Pot industry to hold political fundraiser for party in opposition

All the progress that legalized marijuana has made in Colorado is nothing compared to what is about to happen on Wednesday.

That’s when the marijuana industry will hold a political fundraiser for Republicans, many of whom opposed the legalization of personal use and retail sales of the drug five years ago.

Just like any industry that operates in the state, from oil and gas to home builders, those who run retail marijuana stores have banded together and learned the value of maintaining good relationships with elected officials.

For the industry, it marks an evolving sophistication of political realities and a point of pride that they are a business force to be reckoned with, one that pumps billions of dollars into the Colorado economy and provides thousands of jobs in the state, said Chuck Smith, board president of Colorado Leads, a newly formed coalition of Colorado cannabis business leaders.

Smith said staging a fundraiser for a group of politicians who initially opposed everything they are about and might well shut them down if they could is more than just an encouraging sign for the industry.

“Am I encouraged because the Republicans are allowing us to hold a fundraiser for them so they can take our money?” Smith said. “No. I’m encouraged because we’re actually able to sit down with them and have a good conversation. And with that, we’re happy to give them our money.”

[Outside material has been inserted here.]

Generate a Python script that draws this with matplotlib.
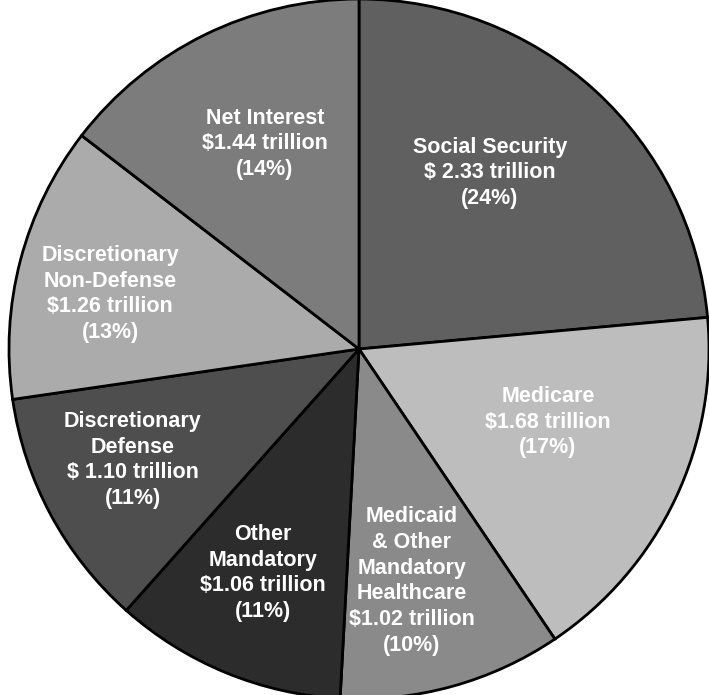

The Republican group co-hosting the event at Denver’s Capitol Hill Tavern is the Senate Majority Fund, a political group that uses its money to support GOP candidates for the Colorado Senate, primarily through advertising.

The group’s aim is to make sure Republicans maintain their majority in the 35-member Senate, even if it’s only the one-vote lead it currently holds.

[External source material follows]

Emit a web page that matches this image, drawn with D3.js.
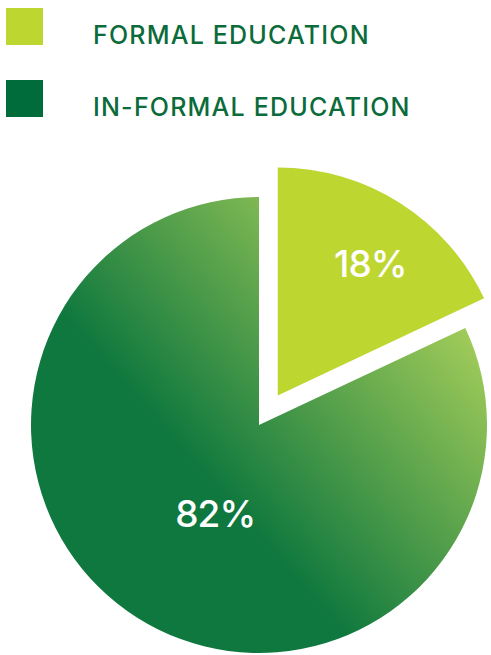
<!DOCTYPE html>
<html>
<head>
<meta charset="utf-8">
<script src="https://cdn.jsdelivr.net/npm/d3@7"></script>
<style>
  html, body { margin: 0; padding: 0; background: #fff; }
  svg { display: block; }
</style>
</head>
<body>
<div id="chart"></div>
<script>
// Data
const categories = ["FORMAL EDUCATION", "IN-FORMAL EDUCATION"];
const values = [18, 82];
const labels = ["18%", "82%"];

const width = 491;
const height = 655;
const radius = 228;
const cx = 259, cy = 425;
const explode = 35;

const svg = d3.select("#chart").append("svg")
  .attr("width", width)
  .attr("height", height)
  .style("font-family", "Inter, 'Noto Sans', sans-serif");

// Gradient for the big slice (light top-right -> dark lower-left)
const defs = svg.append("defs");
const grad = defs.append("linearGradient")
  .attr("id", "bigGrad")
  .attr("gradientUnits", "userSpaceOnUse")
  .attr("x1", 177).attr("y1", -156)
  .attr("x2", -56).attr("y2", 49);
grad.append("stop").attr("offset", "0%").attr("stop-color", "#a9d05b");
grad.append("stop").attr("offset", "100%").attr("stop-color", "#0f783e");

const fills = ["#bed630", "url(#bigGrad)"];
const legendColors = ["#bed630", "#006b3b"];

// Legend
const legend = svg.append("g")
  .selectAll("g")
  .data(categories)
  .join("g")
    .attr("transform", (d, i) => `translate(6,${8 + i * 72})`);

legend.append("rect")
  .attr("width", 37)
  .attr("height", 37)
  .attr("fill", (d, i) => legendColors[i]);

legend.append("text")
  .attr("x", 87)
  .attr("y", 36)
  .attr("fill", "#0b6b3a")
  .attr("font-size", 25)
  .attr("font-weight", 500)
  .attr("letter-spacing", 1.2)
  .text(d => d);

// Pie
const pie = d3.pie().sort(null).startAngle(0).endAngle(2 * Math.PI);
const arcs = pie(values);

const arc = d3.arc().innerRadius(0).outerRadius(radius);

const g = svg.append("g").attr("transform", `translate(${cx},${cy})`);

function offset(d, i) {
  if (i !== 0) return [0, 0];
  const a = (d.startAngle + d.endAngle) / 2;
  return [Math.sin(a) * explode, -Math.cos(a) * explode];
}

g.selectAll("path")
  .data(arcs)
  .join("path")
    .attr("d", arc)
    .attr("fill", (d, i) => fills[i])
    .attr("transform", (d, i) => `translate(${offset(d, i)})`);

// Labels
const labelRadius = [0.7, 0.44];
const labelShift = [[7, 3], [10, 4]];
g.selectAll("text")
  .data(arcs)
  .join("text")
    .attr("transform", (d, i) => {
      const a = (d.startAngle + d.endAngle) / 2;
      const r = radius * labelRadius[i];
      const [ox, oy] = offset(d, i);
      return `translate(${ox + Math.sin(a) * r + labelShift[i][0]},${oy - Math.cos(a) * r + labelShift[i][1]})`;
    })
    .attr("text-anchor", "middle")
    .attr("dy", "0.36em")
    .attr("fill", "#fff")
    .attr("font-size", 37)
    .attr("font-weight", 500)
    .attr("letter-spacing", -1)
    .text((d, i) => labels[i]);
</script>
</body>
</html>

Senate Majority Leader Chris Holbert, R-Parker, said while he opposed Amendment 64, which legalized retail pot in 2012, it’s in the Colorado Constitution now and it’s his job to support everything voters put in that document.

Besides, it’s also helpful to have a working relationship with people in the industry when issues arise that the Colorado Legislature needs to deal with, Holbert said.

“Even if we opposed the ballot question, this is now a regulated, legal industry in Colorado, and we would be wise to treat it like other regulated industries,” he said. “I’ve also come to understand if bad things happen, if marijuana is leaving Colorado to other states for instance, it’s less likely to be from the licensed regulated people, who have everything on the line, than it would be from the gray or black market.”

Sen. Tim Neville, R-Littleton, agrees, saying despite initial concerns with the amendment, the law is the law and it’s the Legislature’s job to make sure it is carried out as the voters intended.

Neville also said it’s clear the marijuana industry wants Republican backing as any other business industry would, and that it wants to make sure it’s regulated only as much as is needed and protected from Democratic meddling.

“What we’re seeing now is a push from the left, where the industry is seeing their taxes increase,” Neville said. “We look at it as a liberty issue. We have a responsibility to treat businesses with fairness under the Constitution.”

Democrats see the fundraiser as more than just hypocritical, saying it’s come about only because the money is flowing.

Still, Ian Silverii, executive director of ProgressNow Colorado, a left-leaning group that supports Democrats, said it’s about time some Republicans are taking the industry seriously.

He said there still are many others who don’t and would prefer to shut it down, such as U.S. Attorney General Jeff Sessions and Jeff Hunt, director of the right-leaning Centennial Institute, which held a conference in Denver on Friday claiming that retail marijuana is destroying the state.

“It’s good that Colorado Republicans now agree marijuana is a legitimate business, and just like the tobacco and alcohol industries, Coloradans expect the pot industry to pay their fair share,” Silverii said. “I hope the Colorado Republicans raising funds from the marijuana industry tell Jeff Sessions, Jeff Hunt, and other backwards thinkers how this event goes, assuming they can remember any of it.”